I've personally written tons of content about the benefits of DRIP investing over the years, but I have to say that it's starting to become a bit less appealing.

If you aren't familiar, a dividend reinvestment plan (DRIP) takes the dividends that you get paid by the stocks you own and reinvests it back into additional shares. And there have been three main benefits to doing this as opposed to simply buying more shares yourself when dividends are paid:

  • It's automatic.
  • There are no commissions on shares bought with reinvested dividends.
  • You can buy fractional shares, thereby putting all of your dividend to work.

Well, now that virtually all major online brokers have eliminated commissions, and some are starting to introduce fractional share trading, two of these benefits seem to be going away. If I get a $50 dividend from a stock that trades for $100 per share, I can now use that $50 on my own and purchase 0.5 additional shares.

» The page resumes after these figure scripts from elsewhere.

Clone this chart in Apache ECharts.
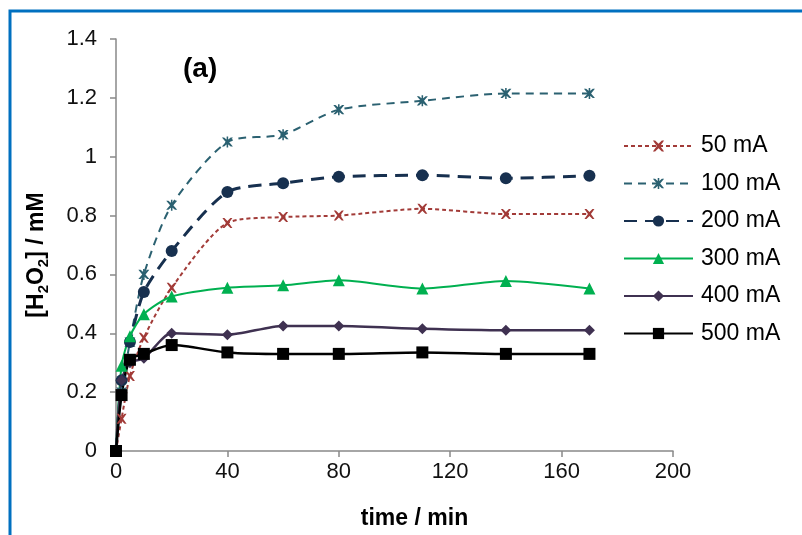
<!DOCTYPE html>
<html>
<head>
<meta charset="utf-8">
<script src="https://cdn.jsdelivr.net/npm/echarts@6/dist/echarts.min.js"></script>
<style>
  html, body { margin: 0; padding: 0; background: #fff; }
  #chart { width: 802px; height: 535px; }
</style>
</head>
<body>
<div id="chart"></div>
<script>
// Sampling times (min)
var times = [0, 2, 5, 10, 20, 40, 60, 80, 110, 140, 170];

// H2O2 concentration (mM) for each applied current
var seriesNames = ['50 mA', '100 mA', '200 mA', '300 mA', '400 mA', '500 mA'];
var h2o2_50  = [0, 0.11, 0.255, 0.385, 0.555, 0.775, 0.795, 0.80, 0.823, 0.805, 0.805];
var h2o2_100 = [0, 0.20, 0.37, 0.60, 0.835, 1.05, 1.075, 1.16, 1.19, 1.215, 1.215];
var h2o2_200 = [0, 0.24, 0.37, 0.54, 0.68, 0.88, 0.91, 0.932, 0.937, 0.927, 0.935];
var h2o2_300 = [0, 0.29, 0.39, 0.465, 0.525, 0.555, 0.563, 0.58, 0.552, 0.578, 0.552];
var h2o2_400 = [0, 0.24, 0.30, 0.315, 0.40, 0.395, 0.425, 0.425, 0.415, 0.41, 0.41];
var h2o2_500 = [0, 0.19, 0.31, 0.33, 0.36, 0.335, 0.33, 0.33, 0.335, 0.33, 0.33];

// Axis ticks
var xTicks = { min: 0, max: 200, interval: 40 };
var yTicks = { min: 0, max: 1.4, interval: 0.2 };

function pairs(vals) {
  return times.map(function (t, i) { return [t, vals[i]]; });
}

var FONT = '"Liberation Sans", Arial, sans-serif';
var crossPath = 'path://M0,0 L2,0 L5,3 L8,0 L10,0 L6.5,5 L10,10 L8,10 L5,7 L2,10 L0,10 L3.5,5 Z';
var starPath = 'path://M0,0 L2,0 L5,3 L8,0 L10,0 L6.5,5 L10,10 L8,10 L5,7 L2,10 L0,10 L3.5,5 Z M4.3,-1 L5.7,-1 L5.7,11 L4.3,11 Z';

function makeSeries(name, vals, color, dash, width, symbol, size) {
  return {
    name: name,
    type: 'line',
    data: pairs(vals),
    smooth: 0.25,
    symbol: symbol,
    symbolSize: size,
    showAllSymbol: true,
    lineStyle: { color: color, width: width, type: dash },
    itemStyle: { color: color, borderColor: color, borderWidth: 0, opacity: 1 },
    emphasis: { disabled: true },
    z: 2
  };
}

var chart = echarts.init(document.getElementById('chart'), null, { renderer: 'canvas' });

var option = {
  animation: false,
  backgroundColor: '#ffffff',
  textStyle: { fontFamily: FONT },
  grid: { left: 116, right: 129, top: 39, bottom: 83, containLabel: false },
  graphic: [
    {
      type: 'rect',
      shape: { x: 10, y: 11, width: 1200, height: 1200 },
      style: { fill: 'none', stroke: '#0070C0', lineWidth: 3 },
      silent: true,
      z: 100
    },
    {
      type: 'text',
      left: 183,
      top: 55,
      style: { text: '(a)', font: 'bold 28px ' + FONT, fill: '#000' },
      silent: true
    }
  ],
  legend: {
    orient: 'vertical',
    left: 618,
    top: 129,
    itemWidth: 69,
    itemHeight: 14,
    itemGap: 13.5,
    data: seriesNames,
    textStyle: { fontSize: 23, lineHeight: 24, color: '#000', fontFamily: FONT, padding: [0, 0, 0, 3] },
    selectedMode: false
  },
  xAxis: {
    type: 'value',
    min: xTicks.min,
    max: xTicks.max,
    interval: xTicks.interval,
    name: 'time / min',
    nameLocation: 'middle',
    nameGap: 56,
    nameTextStyle: { fontSize: 23, fontWeight: 'bold', color: '#000', fontFamily: FONT, padding: [0, 0, 0, 40] },
    axisLine: { show: true, lineStyle: { color: '#898989', width: 1.5 } },
    axisTick: { show: true, length: 6, lineStyle: { color: '#898989', width: 1.5 } },
    axisLabel: { fontSize: 22, color: '#111', margin: 10, fontFamily: FONT },
    splitLine: { show: false }
  },
  yAxis: {
    type: 'value',
    min: yTicks.min,
    max: yTicks.max,
    interval: yTicks.interval,
    name: '{b|[H}{s|2}{b|O}{s|2}{b|] / mM}',
    nameLocation: 'middle',
    nameRotate: 90,
    nameGap: 65,
    nameTextStyle: {
      color: '#000',
      padding: [0, 20, 0, 0],
      rich: {
        b: { fontSize: 23, fontWeight: 'bold', fontFamily: FONT, color: '#000', lineHeight: 28, verticalAlign: 'middle' },
        s: { fontSize: 15, fontWeight: 'bold', fontFamily: FONT, color: '#000', lineHeight: 28, verticalAlign: 'bottom', padding: [9, 0, 0, 0] }
      }
    },
    axisLine: { show: true, lineStyle: { color: '#898989', width: 1.5 } },
    axisTick: { show: true, length: 6, lineStyle: { color: '#898989', width: 1.5 } },
    axisLabel: { fontSize: 22, color: '#111', margin: 19, fontFamily: FONT },
    splitLine: { show: false }
  },
  series: [
    makeSeries('50 mA', h2o2_50, '#A23B38', [4, 3], 2, crossPath, 10),
    makeSeries('100 mA', h2o2_100, '#2B6171', [8, 6], 2, starPath, 11),
    makeSeries('200 mA', h2o2_200, '#17304F', [13, 8], 3, 'circle', 12),
    makeSeries('300 mA', h2o2_300, '#00B050', 'solid', 2, 'triangle', 12),
    makeSeries('400 mA', h2o2_400, '#3F3151', 'solid', 2.5, 'diamond', 11),
    makeSeries('500 mA', h2o2_500, '#000000', 'solid', 2.5, 'rect', 12)
  ]
};

chart.setOption(option);
</script>
</body>
</html>
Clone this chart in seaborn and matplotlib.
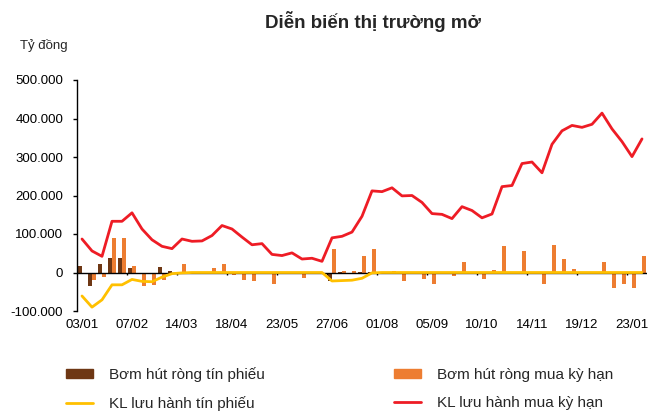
import numpy as np
import pandas as pd
import matplotlib
matplotlib.use("Agg")
import matplotlib.pyplot as plt
import matplotlib.patches as mpatches
import matplotlib.lines as mlines
from matplotlib.ticker import FuncFormatter
import seaborn as sns

# weekly categories, 03/01 -> 30/01 of the following year
weeks = pd.date_range("2022-01-03", periods=57, freq="7D").strftime("%d/%m").tolist()
tick_labels = ["03/01", "07/02", "14/03", "18/04", "23/05", "27/06",
               "01/08", "05/09", "10/10", "14/11", "19/12", "23/01"]

# values in thousand billion dong (x1000 = ty dong)
bills_net = [16, -35, 22, 38, 38, 11, -3, -3, 15, 3,
             0, 0, 0, 0, 0, 0, 0, 0, 0, 0,
             0, 0, 0, 0, 0, -23, 2, -2, 2, 2,
             0, 0, 0, 0, 0, 0, 0, 0, 0, 0,
             0, 0, 0, 0, 0, 0, 0, 0, 0, 0,
             0, 0, 0, 0, 0, 0, 0]
repo_net = [-5, -19, -12, 89, 89, 18, -36, -33, -19, -2,
            21, -5, 0, 12, 22, -7, -19, -22, 0, -29,
            0, 0, -15, 0, 0, 61, 3, 5, 42, 61,
            0, 4, -22, 0, -17, -30, 0, -10, 28, -5,
            -18, 6, 70, 0, 55, 0, -29, 72, 34, 10,
            0, 0, 26, -41, -31, -41, 43]
bills_out = [-61, -90, -71, -32, -32, -18, -23, -24, -12, -3,
             -1, 0, 0, 0, 0, 0, 0, 0, 0, 0,
             0, 0, 0, 0, 0, -22, -21, -20, -15, -1,
             0, 0, 0, 0, 0, 0, 0, 0, 0, 0,
             0, 0, 0, 0, 0, 0, 0, 0, 0, 0,
             0, 0, 0, 0, 0, 0, 0]
repo_out = [87, 56, 42, 133, 133, 155, 113, 85, 68, 62,
            87, 81, 82, 96, 122, 113, 92, 72, 75, 47,
            44, 51, 35, 37, 29, 90, 94, 105, 146, 212,
            210, 220, 199, 200, 182, 153, 151, 140, 171, 161,
            142, 152, 223, 226, 283, 287, 259, 333, 368, 382,
            377, 385, 414, 373, 340, 301, 347]

names = ["Bơm hút ròng tín phiếu", "Bơm hút ròng mua kỳ hạn",
         "KL lưu hành tín phiếu", "KL lưu hành mua kỳ hạn"]
colors = ["#6E3714", "#ED7D31", "#FFC000", "#EE1C25"]

bars = pd.DataFrame({
    "week": weeks * 2,
    "value": np.array(bills_net + repo_net) * 1000,
    "series": [names[0]] * 57 + [names[1]] * 57,
})

sns.set_theme(style="white")
plt.rcParams["font.family"] = ["Liberation Sans", "DejaVu Sans"]

fig = plt.figure(figsize=(6.57, 4.12), dpi=100)
ax = fig.add_axes([77 / 657, 1 - 311 / 412, 570 / 657, 231 / 412])

sns.barplot(data=bars, x="week", y="value", hue="series", order=weeks,
            hue_order=names[:2], palette=colors[:2], width=0.8,
            linewidth=0, saturation=1, legend=False, ax=ax)
ax.axhline(0, color="black", lw=1, zorder=1.5)
idx = np.arange(len(weeks))
sns.lineplot(x=idx, y=np.array(bills_out) * 1000, color=colors[2], lw=2, ax=ax)
sns.lineplot(x=idx, y=np.array(repo_out) * 1000, color=colors[3], lw=2, ax=ax)

ax.set_xlim(-0.5, len(weeks) - 0.5)
ax.set_ylim(-100000, 500000)
ax.set_yticks(np.arange(-100000, 500001, 100000))
ax.yaxis.set_major_formatter(FuncFormatter(lambda v, p: f"{v:,.0f}".replace(",", ".")))
ax.set_xticks(idx[::5], tick_labels)
ax.tick_params(axis="x", length=0, pad=6, labelsize=9.5, colors="black")
ax.tick_params(axis="y", length=3, width=1, left=True, pad=7, labelsize=9.5, colors="black")
ax.set_xlabel("")
ax.set_ylabel("")
for s in ["top", "right", "bottom"]:
    ax.spines[s].set_visible(False)
ax.spines["left"].set_color("black")
ax.spines["left"].set_linewidth(1)
# small ticks on the zero line
ax.vlines(np.arange(4.5, 56, 5), -6000, 0, color="black", lw=1, zorder=1.5)

fig.text(0.568, 1 - 22 / 412, "Diễn biến thị trường mở", ha="center", va="center",
         fontsize=13.5, fontweight="bold")
fig.text(20 / 657, 1 - 45 / 412, "Tỷ đồng", ha="left", va="center", fontsize=9.5)

handles = [mpatches.Patch(color=colors[0]), mlines.Line2D([], [], color=colors[2], lw=2),
           mpatches.Patch(color=colors[1]), mlines.Line2D([], [], color=colors[3], lw=2)]
labels = [names[0], names[2], names[1], names[3]]
fig.legend(handles, labels, ncol=2, loc="center left", bbox_to_anchor=(52 / 657, 1 - 389 / 412),
           frameon=False, fontsize=11, handlelength=1.8, handleheight=0.5,
           handletextpad=1.05, columnspacing=8.4, labelspacing=0.9)

fig.savefig("out.png", dpi=100)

Sure, the automatic reinvesting is convenient, and if you prefer to keep your compounding on autopilot, there's a lot of value in this benefit. However, doing it on your own allows you to invest your dividends in whatever stock you think is the best investment at the time, which may not necessarily be the stock that paid the dividend.

In short, if your broker offers both zero-commission trades and the ability to buy fractional shares, there's a solid case to be made in favor of un-enrolling from your DRIP and investing the cash as you see fit instead.